A ATA pode realizar ações de fiscalização aduaneira e examinar mercadorias importadas para a União Europeia, o que inclui o poder de abrir as respetivas encomendas para verificar o seu conteúdo, independentemente de qualquer suspeita concreta.
Estes poderes não ofendem as regras constitucionais que protegem a reserva da vida privada e a inviolabilidade do domicílio, uma vez que está garantida a prevalência do direito comunitário sobre o direito nacional.
A ação de fiscalização preventiva de rotina realizada pela ATA, prévia a qualquer inquérito criminal e não determinada pela suspeita da prática de crime, em que se abre uma encomenda postal e se deteta a importação de uma arma ilegal, não está sujeita à autorização judicial prévia uma vez que não constituiu uma diligência inserida num inquérito criminal regulada pelo processo penal, mas sim uma diligência de inspeção preventiva regulada pelas normas especiais da legislação aduaneira.
Seria uma impossibilidade jurídica exigir que essas ações preventivas de rotina, que por definição se realizam sem que na sua base se encontre qualquer suspeita sobre o destinatário ou o conteúdo da encomenda, tivessem de obter prévia autorização judicial, a qual, obviamente, só é concedida em inquéritos em curso para investigação de suspeitas de crime já determinadas.

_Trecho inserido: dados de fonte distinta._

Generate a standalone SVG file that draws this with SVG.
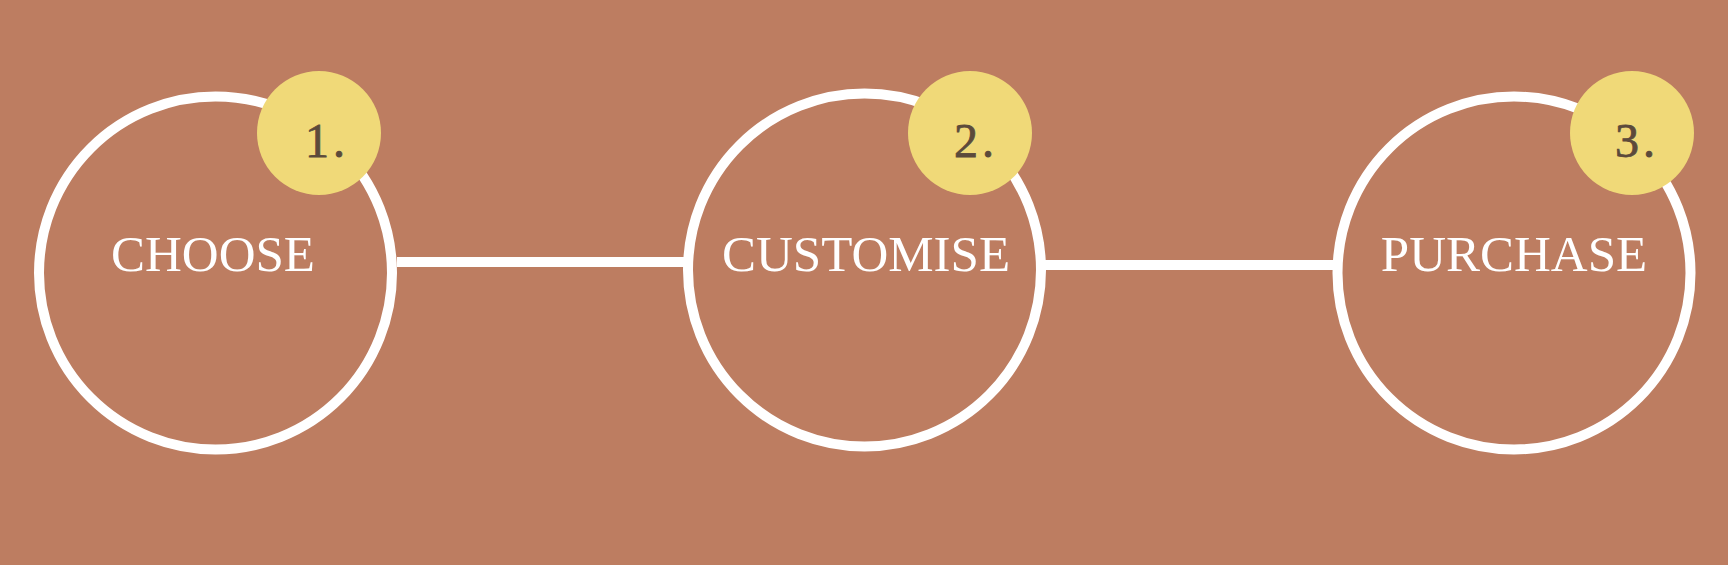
<svg xmlns="http://www.w3.org/2000/svg" width="1728" height="565" viewBox="0 0 1728 565">
<style>
.ring{fill:none;stroke:#FFFFFF;stroke-width:10}
.badge{fill:#F0D978}
.label{font-family:"Liberation Serif","Times New Roman",serif;font-size:51px;fill:#FFFFFF;text-anchor:middle}
.num{font-family:"Liberation Serif","Times New Roman",serif;font-size:48px;fill:#5C4A3B;text-anchor:middle;letter-spacing:4px;stroke:#5C4A3B;stroke-width:0.8}
.conn{stroke:#FFFFFF;stroke-width:10;fill:none}
</style>
<rect x="0" y="0" width="1728" height="565" fill="#BD7D61"/>
<g id="connectors">
<line class="conn" x1="397" y1="262" x2="684" y2="262"/>
<line class="conn" x1="1045" y1="265" x2="1334" y2="265"/>
</g>
<g id="node-choose">
<circle class="ring" cx="215.5" cy="273" r="176.5"/>
<text class="label" x="213" y="271">CHOOSE</text>
<circle class="badge" cx="319" cy="133" r="62"/>
<text class="num" x="327" y="157">1.</text>
</g>
<g id="node-customise">
<circle class="ring" cx="864.5" cy="270" r="176.5"/>
<text class="label" x="866" y="271">CUSTOMISE</text>
<circle class="badge" cx="970" cy="133" r="62"/>
<text class="num" x="976" y="157">2.</text>
</g>
<g id="node-purchase">
<circle class="ring" cx="1514" cy="273" r="176.5"/>
<text class="label" x="1514" y="271">PURCHASE</text>
<circle class="badge" cx="1632" cy="133" r="62"/>
<text class="num" x="1637" y="157">3.</text>
</g>
</svg>
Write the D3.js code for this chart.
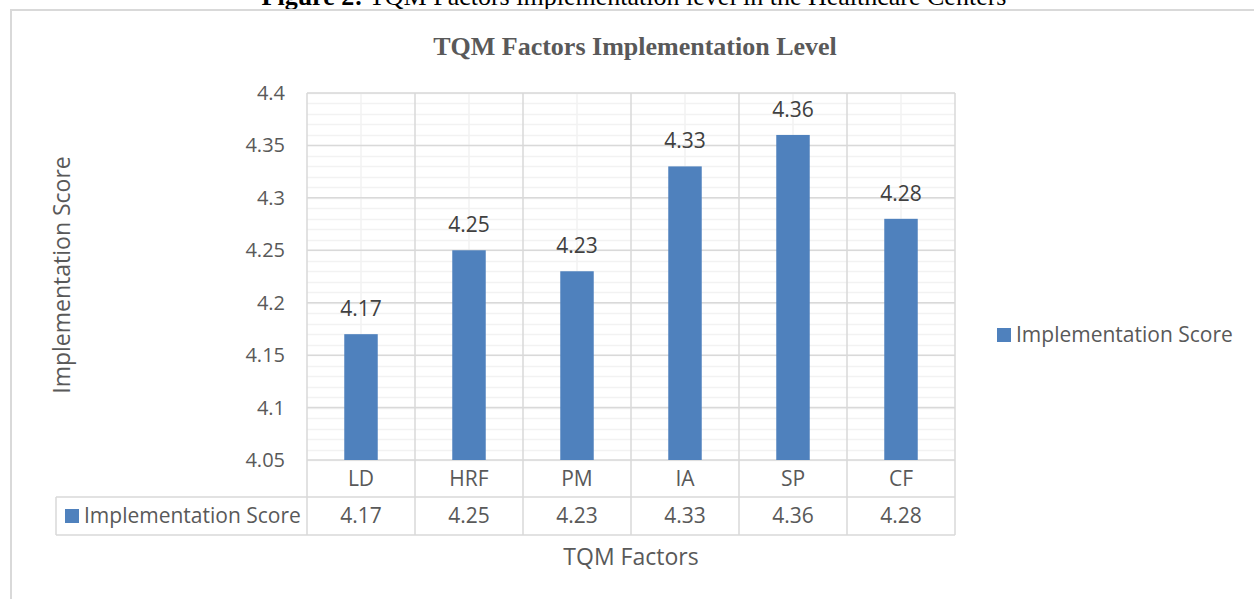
<!DOCTYPE html>
<html>
<head>
<meta charset="utf-8">
<script src="https://cdn.jsdelivr.net/npm/d3@7"></script>
<style>
    html, body { margin: 0; padding: 0; background: #fff; overflow: hidden; }
    svg { display: block; }
    text { font-family: "Open Sans", sans-serif; fill: #595959; }
</style>
</head>
<body>
<svg id="canvas" width="1254" height="599"></svg>
<script>
// Chart data
const categories = ["LD", "HRF", "PM", "IA", "SP", "CF"];
const scores = [4.17, 4.25, 4.23, 4.33, 4.36, 4.28];
const yTicks = [4.05, 4.1, 4.15, 4.2, 4.25, 4.3, 4.35, 4.4];
const yTickLabels = ["4.05", "4.1", "4.15", "4.2", "4.25", "4.3", "4.35", "4.4"];
const seriesName = "Implementation Score";
const chartTitle = "TQM Factors Implementation Level";
const xTitle = "TQM Factors";
const yTitle = "Implementation Score";

const svg = d3.select("#canvas");
const barColor = "#4F81BD";
const gridMajor = "#D9D9D9";
const gridMinor = "#F2F2F2";

const plot = { left: 307, right: 955, top: 93, bottom: 460 };
const tableRow1 = 497;
const tableRow2 = 535;
const tableLeft = 56;

// Figure caption (cut off at the top of the page)
const caption = svg.append("text")
    .attr("x", 634)
    .attr("y", 5)
    .attr("text-anchor", "middle")
    .style("font-family", "'Liberation Serif', serif")
    .style("font-size", "26px")
    .style("fill", "#000");
caption.append("tspan").style("font-weight", "bold").text("Figure 2:");
caption.append("tspan").text("  TQM Factors implementation level in the Healthcare Centers");

// Chart area border
svg.append("path")
    .attr("d", `M11,${599 + 5} L11,10 L${1254 + 5},10`)
    .attr("fill", "none")
    .attr("stroke", gridMajor)
    .attr("stroke-width", 2);

// Title
svg.append("text")
    .attr("x", 635)
    .attr("y", 55)
    .attr("text-anchor", "middle")
    .style("font-family", "'Liberation Serif', serif")
    .style("font-weight", "bold")
    .style("font-size", "26px")
    .text(chartTitle);

// Scales
const y = d3.scaleLinear().domain([4.05, 4.4]).range([plot.bottom, plot.top]);
const xCell = d3.scaleBand().domain(categories).range([plot.left, plot.right]).padding(0);
const x = d3.scaleBand().domain(categories).range([plot.left, plot.right])
    .paddingInner(0.69).paddingOuter(0.345);

// Minor horizontal gridlines
const minorTicks = d3.range(405, 441).map((d) => d / 100);
svg.append("g")
    .selectAll("line")
    .data(minorTicks)
    .join("line")
    .attr("x1", plot.left)
    .attr("x2", plot.right)
    .attr("y1", (d) => Math.round(y(d)) + 0.5)
    .attr("y2", (d) => Math.round(y(d)) + 0.5)
    .attr("stroke", gridMinor)
    .attr("stroke-width", 1.5);

// Minor vertical gridlines at category centres
svg.append("g")
    .selectAll("line")
    .data(categories)
    .join("line")
    .attr("x1", (d) => xCell(d) + xCell.bandwidth() / 2)
    .attr("x2", (d) => xCell(d) + xCell.bandwidth() / 2)
    .attr("y1", plot.top)
    .attr("y2", plot.bottom)
    .attr("stroke", gridMinor)
    .attr("stroke-width", 1.5);

// Major horizontal gridlines
svg.append("g")
    .selectAll("line")
    .data(yTicks)
    .join("line")
    .attr("x1", plot.left)
    .attr("x2", plot.right)
    .attr("y1", (d) => y(d))
    .attr("y2", (d) => y(d))
    .attr("stroke", gridMajor)
    .attr("stroke-width", 1.5);

// Major vertical lines at category boundaries (through the data table)
const boundaries = categories.map((d) => xCell(d)).concat([plot.right]);
svg.append("g")
    .selectAll("line")
    .data(boundaries)
    .join("line")
    .attr("x1", (d) => d)
    .attr("x2", (d) => d)
    .attr("y1", plot.top)
    .attr("y2", tableRow2)
    .attr("stroke", gridMajor)
    .attr("stroke-width", 1.5);

// Data table horizontal lines
[tableRow1, tableRow2].forEach((ty) => {
    svg.append("line")
        .attr("x1", tableLeft).attr("x2", plot.right)
        .attr("y1", ty).attr("y2", ty)
        .attr("stroke", gridMajor).attr("stroke-width", 1.5);
});
svg.append("line")
    .attr("x1", tableLeft).attr("x2", tableLeft)
    .attr("y1", tableRow1).attr("y2", tableRow2)
    .attr("stroke", gridMajor).attr("stroke-width", 1.5);

// Bars
svg.append("g")
    .selectAll("rect")
    .data(scores)
    .join("rect")
    .attr("x", (d, i) => x(categories[i]))
    .attr("y", (d) => y(d))
    .attr("width", x.bandwidth())
    .attr("height", (d) => plot.bottom - y(d))
    .attr("fill", barColor);

// Data labels
svg.append("g")
    .selectAll("text")
    .data(scores)
    .join("text")
    .attr("x", (d, i) => x(categories[i]) + x.bandwidth() / 2)
    .attr("y", (d) => y(d) - 18)
    .attr("text-anchor", "middle")
    .style("font-size", "21px")
    .style("fill", "#404040")
    .text((d) => d.toFixed(2));

// Y tick labels
svg.append("g")
    .selectAll("text")
    .data(yTicks)
    .join("text")
    .attr("x", 285)
    .attr("y", (d) => y(d))
    .attr("dy", "0.35em")
    .attr("text-anchor", "end")
    .style("font-size", "20px")
    .text((d, i) => yTickLabels[i]);

// Category labels (first table row)
svg.append("g")
    .selectAll("text")
    .data(categories)
    .join("text")
    .attr("x", (d) => xCell(d) + xCell.bandwidth() / 2)
    .attr("y", (plot.bottom + tableRow1) / 2)
    .attr("dy", "0.35em")
    .attr("text-anchor", "middle")
    .style("font-size", "21px")
    .text((d) => d);

// Value row of the data table
svg.append("g")
    .selectAll("text")
    .data(scores)
    .join("text")
    .attr("x", (d, i) => xCell(categories[i]) + xCell.bandwidth() / 2)
    .attr("y", (tableRow1 + tableRow2) / 2)
    .attr("dy", "0.35em")
    .attr("text-anchor", "middle")
    .style("font-size", "21px")
    .text((d) => d.toFixed(2));

// Legend key inside table
svg.append("rect")
    .attr("x", 65).attr("y", 509)
    .attr("width", 14).attr("height", 14)
    .attr("fill", barColor);
svg.append("text")
    .attr("x", 84)
    .attr("y", (tableRow1 + tableRow2) / 2)
    .attr("dy", "0.35em")
    .style("font-size", "21px")
    .text(seriesName);

// Legend on the right
svg.append("rect")
    .attr("x", 997).attr("y", 328)
    .attr("width", 14).attr("height", 14)
    .attr("fill", barColor);
svg.append("text")
    .attr("x", 1016)
    .attr("y", 335)
    .attr("dy", "0.35em")
    .style("font-size", "21px")
    .text(seriesName);

// Axis titles
svg.append("text")
    .attr("x", 631)
    .attr("y", 557)
    .attr("dy", "0.35em")
    .attr("text-anchor", "middle")
    .style("font-size", "23px")
    .text(xTitle);

svg.append("text")
    .attr("transform", "translate(62, 275) rotate(-90)")
    .attr("dy", "0.35em")
    .attr("text-anchor", "middle")
    .style("font-size", "23px")
    .text(yTitle);
</script>
</body>
</html>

A ATA só teria de obter a prévia autorização do juiz para proceder à apreensão da encomenda se estivesse a atuar, não no âmbito da sua competência para realizar ações de fiscalização preventiva de rotina, mas na sequência de uma qualquer suspeita que devesse considerar-se notícia de crime e tivesse dado previamente origem à abertura de inquérito.
Assim sendo, a apreensão de uma arma pela ATA nessas circunstâncias não constitui prova proibida em processo penal.
Porém, não tendo sido recolhidos indícios suficientes da prática do crime pelo arguido, mesmo sendo consideradas válidas as provas recolhidas, deve ser confirmado o despacho de não pronúncia. Tendo o arguido negado ter encomendado o objeto em questão, que não fora aquele que teria visualizado no site de grande notoriedade onde encomendara uma lanterna tática, passível de ser utilizada em complemento da arma de fogo fornecida pela GNR, sem qualquer referência a uma arma de disparos elétricos, e desconhecendo-se o que ele verdadeiramente encomendara e como era publicitado o objeto no site em questão, torna-se improvável uma condenação em julgamento.
Referências
Acórdão do Tribunal da Relação do Porto, de 8 de maio de 2024
Código de Processo Penal, artigos 126.º n.º 3, 179.º e 308.º
Constituição da República Portuguesa, artigo 38.º n.º 8
Decreto-Lei 376-A/89, de 25/10, artigo 49.º n.º 1
Decreto-Lei 118/2011, de 15/12, artigo 2.º n.º 1 alínea b)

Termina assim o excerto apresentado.